Harry How/Getty Images
The Rams are sending male cheerleaders to the Super Bowl for the first time in NFL history. Quinton Peron and Napoleon Jinnies have faced jeers and slurs from unruly fans and on social media, but they've been broadly embraced as symbols of their city's commitment to inclusion. "Whatever has been out there we've been able to take it, because we know who has our backs," Peron said.
A street sign in Laguna Beach's Heisler Park eschews typically mundane messaging.
"Breathe." "Relax." "Take note of what it feels like to be alive right now." Spread across a shoreline park in Laguna Beach are whimsical street signs that aim to bring some unexpected inspiration to passersby. They're the work of artist Scott Froschauer, who did a similar installation across Glendale last year.
At the Laguna Beach unveiling, a city council member lamented "a crisis in kindness" across the culture. "We can do better than that," he said. "We need more empathy, love, and respect for other people."
Photo: Bettmann/Getty Images
Pictured above is Brenda Ann Spencer after being arrested at age 16. It was this week 40 years ago that she carried out one of the first high-profile school shootings in a suburb of San Diego.
Spencer posted herself by a window in her house, across the street from Cleveland Elementary School in San Carlos, and began firing at students as they arrived for class. By the time the siege ended hours later, a custodian and the principal were dead and eight children and a police officer were wounded.
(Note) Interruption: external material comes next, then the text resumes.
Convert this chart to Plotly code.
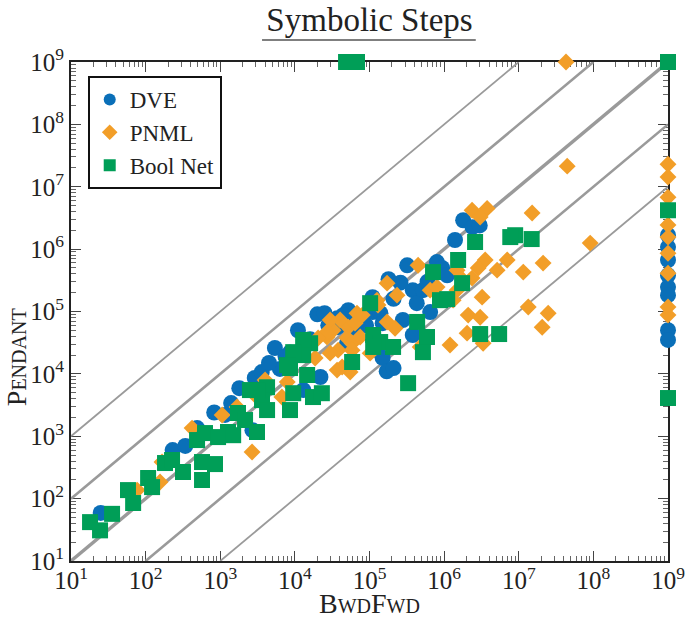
import plotly.graph_objects as go

# ---------------- data ----------------
dve_x = [25, 230, 490, 830, 1400, 2700, 2900, 5400, 6300, 8600,
         1.1e4, 1.3e4, 2.0e4, 2.2e4, 2.5e4, 3.7e4, 3.7e4, 5.2e4, 5.0e4, 6.0e4,
         6.8e4, 8.2e4, 1.1e5, 1.1e5, 1.26e5, 1.4e5, 1.5e5, 1.5e5, 1.7e5, 2.1e5,
         2.1e5, 2.6e5, 2.8e5, 3.2e5, 3.8e5, 3.8e5, 4.3e5, 5.2e5, 6.5e5, 8.0e5,
         9.4e5, 1.1e6, 1.4e6, 1.8e6, 2.4e6, 3.0e6, 1800, 3600, 1160, 340,
         2.8e4, 4.5e4, 1.6e4, 9.0e4, 1.8e5, 4.5e3, 7.5e3, 6.0e5,
         1e9, 1e9, 1e9, 1e9, 1e9, 1e9, 1e9, 1e9]
dve_y = [59, 600, 1350, 2400, 3400, 1250, 8600, 2.6e4, 1.2e4, 2.2e4,
         5.0e4, 5500, 9.0e4, 8900, 9.4e4, 7.8e4, 5.6e4, 1.05e5, 3.1e4, 6.5e4,
         5.0e4, 8.1e4, 1.7e5, 9.8e4, 2.4e4, 9.4e4, 6.5e4, 1.8e4, 1.1e4, 1.6e5,
         1.24e4, 2.9e5, 7.3e4, 5.5e5, 2.2e5, 4.2e4, 1.36e5, 2.2e5, 9.8e4, 6.2e5,
         5.0e5, 3.8e5, 1.4e6, 2.9e6, 2.25e6, 2.4e6, 5900, 1.07e4, 2200, 700,
         6.0e4, 8.8e4, 3.6e4, 6.0e4, 3.3e5, 1.5e4, 1.9e4, 3.0e5,
         1.67e6, 1.08e6, 6.7e5, 3.8e5, 2.46e5, 1.83e5, 5.0e4, 3.5e4]

pnml_x = [2.37e6, 3.77e6, 3.04e6, 1.51e7, 4.46e7, 9.06e7, 4.3e7, 4.48e5, 1.72e5, 2.34e5,
          3.55e6, 2.86e6, 7.0e6, 5.13e6, 1.15e7, 2.12e7, 2.37e6, 1.49e6, 3.23e6, 2.1e6,
          3.04e6, 2.03e6, 3.33e6, 1.2e6, 1.34e7, 2.06e7, 2.48e7, 5.2e4, 3.25e4, 6.8e4,
          4.04e4, 5.0e4, 5.85e4, 3.68e4, 5.5e4, 8.6e3, 1.72e5, 2.2e5, 4.77e5, 6.5e5,
          1.32e6, 1.8e6, 1.49e6, 1.26e5, 8.05e5, 2.97e4, 6.4e4, 8.0e4, 1.3e5, 2.7e4,
          7.5e4, 3.8e4, 5.85e4, 1.02e5, 4.3e4, 2.7e4, 2.05e4, 2.97e4, 1.87e4, 7.9e3,
          6.7e3, 1.68e3, 1.06e3, 419, 166, 156, 77, 2.67e3, 3.99e3, 1.17e4,
          2.92e3,
          1e9, 1e9, 1e9, 1e9, 1e9, 1e9, 1e9, 1e9, 1e9]
pnml_y = [4.2e6, 4.5e6, 3.26e6, 3.8e6, 2.14e7, 1.25e6, 1e9, 5.5e5, 2.85e5, 1.83e5,
          6.7e5, 4.97e5, 6.7e5, 4.6e5, 4.28e5, 5.97e5, 3.43e5, 2.2e5, 1.7e5, 8.75e4,
          8.1e4, 4.5e4, 3.1e4, 2.9e4, 1.18e5, 5.6e4, 9.4e4, 5.6e4, 5.0e4, 9.4e4,
          7.3e4, 3.75e4, 3.1e4, 1.15e4, 1.07e4, 1.55e4, 6.8e4, 5.4e4, 2.7e4, 2.2e5,
          1.52e5, 3.18e5, 4.6e5, 1.52e5, 2.46e5, 7.3e4, 6.5e4, 8.75e4, 1.27e5, 3.9e4,
          3.9e4, 2.4e4, 2.4e4, 2.15e4, 1.29e4, 4.7e4, 3.75e4, 2.15e4, 1.8e4, 7.4e3,
          4.25e3, 2.94e3, 2.19e3, 1.35e3, 386, 185, 137, 558, 7.96e3, 2.4e4,
          4.57e3,
          2.3e7, 1.43e7, 6.8e6, 2.43e6, 1.56e6, 8.6e5, 4.1e5, 1.18e5, 8.75e4]

bool_x = [18, 24.5, 35.5, 58, 68, 108, 122, 182, 226, 317,
          570, 570, 851, 489, 625, 935, 1270, 1.6e4, 1.29e4, 8.6e3,
          1.46e4, 1.75e4, 4.24e3, 3.63e3, 2.5e3, 8.6e3, 4.24e3, 1.73e3, 3.11e3, 1.49e3,
          1.54e6, 7.1e5, 1.74e6, 1.02e5, 8.8e5, 4.35e5, 5.9e5, 1.12e5, 1.39e5, 2.07e5,
          5.2e5, 5.85e4, 3.29e5, 2.3e4, 2.6e6, 1.1e6, 8.95e6, 1.49e7, 7.7e6, 3.04e6,
          5.46e6, 1.12e5, 1.29e4, 9.5e3, 9.5e3, 3.2e3, 7.86e3, 2.15e3,
          4.85e4, 6.8e4, 1e9, 1e9, 1e9]
bool_y = [42, 31, 57, 137, 85, 214, 153, 372, 416, 267,
          199, 386, 358, 869, 1125, 970, 1170, 3.1e4, 2.0e4, 1.24e4,
          9.6e3, 4.25e3, 6.1e3, 3.8e3, 5.5e3, 2.63e3, 2.63e3, 2.36e3, 1.17e3, 1.04e3,
          6.7e5, 4.28e5, 2.85e5, 1.36e5, 1.52e5, 6.8e4, 3.9e4, 4.2e4, 3.24e4, 2.7e4,
          2.23e4, 1.55e4, 7.1e3, 4.9e3, 1.3e6, 1.58e5, 1.67e6, 1.45e6, 1.56e6, 4.35e4,
          4.35e4, 2.7e4, 3.5e4, 2.23e4, 4.9e3, 5.5e3, 1.38e4, 1.82e3,
          1e9, 1e9, 1e9, 4.2e6, 4.1e3]

# tick labels (decades 10^1 .. 10^9)
tick_vals = [1e1, 1e2, 1e3, 1e4, 1e5, 1e6, 1e7, 1e8, 1e9]
tick_text = ["10<sup>1</sup>", "10<sup>2</sup>", "10<sup>3</sup>", "10<sup>4</sup>",
             "10<sup>5</sup>", "10<sup>6</sup>", "10<sup>7</sup>", "10<sup>8</sup>",
             "10<sup>9</sup>"]

# reference diagonals y = ratio * x
ref_ratios = [100, 10, 1, 0.1, 0.01]
ref_widths = [1.8, 2.6, 3.4, 2.6, 1.8]
AX_MIN, AX_MAX = 1e1, 1e9

FONT = "Liberation Serif"
BLUE, ORANGE, GREEN = "#0A6FB8", "#F29E28", "#009E57"
GRAY = "#9A9A9A"
INK = "#222222"

fig = go.Figure()

for r, w in zip(ref_ratios, ref_widths):
    x0 = max(AX_MIN, AX_MIN / r)
    x1 = min(AX_MAX, AX_MAX / r)
    fig.add_trace(go.Scatter(x=[x0, x1], y=[x0 * r, x1 * r], mode="lines",
                             line=dict(color=GRAY, width=w), showlegend=False,
                             hoverinfo="skip"))

fig.add_trace(go.Scatter(x=dve_x, y=dve_y, mode="markers", name="DVE",
                         cliponaxis=False,
                         marker=dict(symbol="circle", size=16, color=BLUE,
                                     line=dict(width=0))))
fig.add_trace(go.Scatter(x=pnml_x, y=pnml_y, mode="markers", name="PNML",
                         cliponaxis=False,
                         marker=dict(symbol="diamond", size=13, color=ORANGE,
                                     line=dict(width=0))))
fig.add_trace(go.Scatter(x=bool_x, y=bool_y, mode="markers", name="Bool Net",
                         cliponaxis=False,
                         marker=dict(symbol="square", size=16, color=GREEN,
                                     line=dict(width=0))))

axis_common = dict(
    type="log", range=[1, 9], tickmode="array", tickvals=tick_vals, ticktext=tick_text,
    showgrid=False, zeroline=False, automargin=False,
    showline=True, linecolor=INK, linewidth=2, mirror="allticks",
    ticks="inside", ticklen=10, tickwidth=1, tickcolor="#444444",
    minor=dict(ticks="inside", ticklen=5, tickwidth=1, tickcolor="#666666",
               dtick="D1", showgrid=False),
    tickfont=dict(family=FONT, size=25, color=INK),
    ticklabeloverflow="allow",
    layer="below traces",
)

fig.update_xaxes(**axis_common, ticklabelstandoff=-4)
fig.update_yaxes(**axis_common)

fig.update_layout(
    width=685, height=617,
    margin=dict(l=71, r=17, t=62, b=56, autoexpand=False),
    paper_bgcolor="white", plot_bgcolor="white",
    title=dict(text="Symbolic Steps", x=0.5, xref="paper", xanchor="center",
               y=1 - 19 / 617, yref="container", yanchor="middle",
               font=dict(family=FONT, size=33, color=INK)),
    legend=dict(x=0.028, y=0.972, xanchor="left", yanchor="top",
                bgcolor="white", bordercolor="#111111", borderwidth=2,
                font=dict(family=FONT, size=23, color=INK),
                itemsizing="constant", tracegroupgap=0),
    shapes=[dict(type="line", xref="paper", yref="paper",
                 x0=0.32, x1=0.678, y0=1.044, y1=1.044,
                 line=dict(color="#555555", width=1.5))],
    annotations=[
        dict(text="B<span style='font-size:20px'>WD</span>F<span style='font-size:20px'>WD</span>",
             xref="paper", yref="paper", x=0.5, y=-0.086,
             xanchor="center", yanchor="middle", showarrow=False,
             font=dict(family=FONT, size=28, color=INK)),
        dict(text="P<span style='font-size:20px'>ENDANT</span>",
             xref="paper", yref="paper", x=-0.09, y=0.409, textangle=-90,
             xanchor="center", yanchor="middle", showarrow=False,
             font=dict(family=FONT, size=28, color=INK)),
    ],
    showlegend=True,
)

fig.write_html("out.html", config={"displayModeBar": False},
               post_script="document.body.style.margin='0px';")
Asked why she did it, Spencer infamously said, "I don't like Mondays." She later claimed that she was drug addled and the victim of a troubled home life. Her father had given her the gun she used, a .22 semi-automatic rifle, as a Christmas gift. "I asked for a radio and he bought me a gun," she said. Asked why he did that, she said, "I felt like he wanted me to kill myself."
Now 56, Spencer remains incarcerated at the California Institution for Women in Chino. She's eligible for a parole hearing in 2021.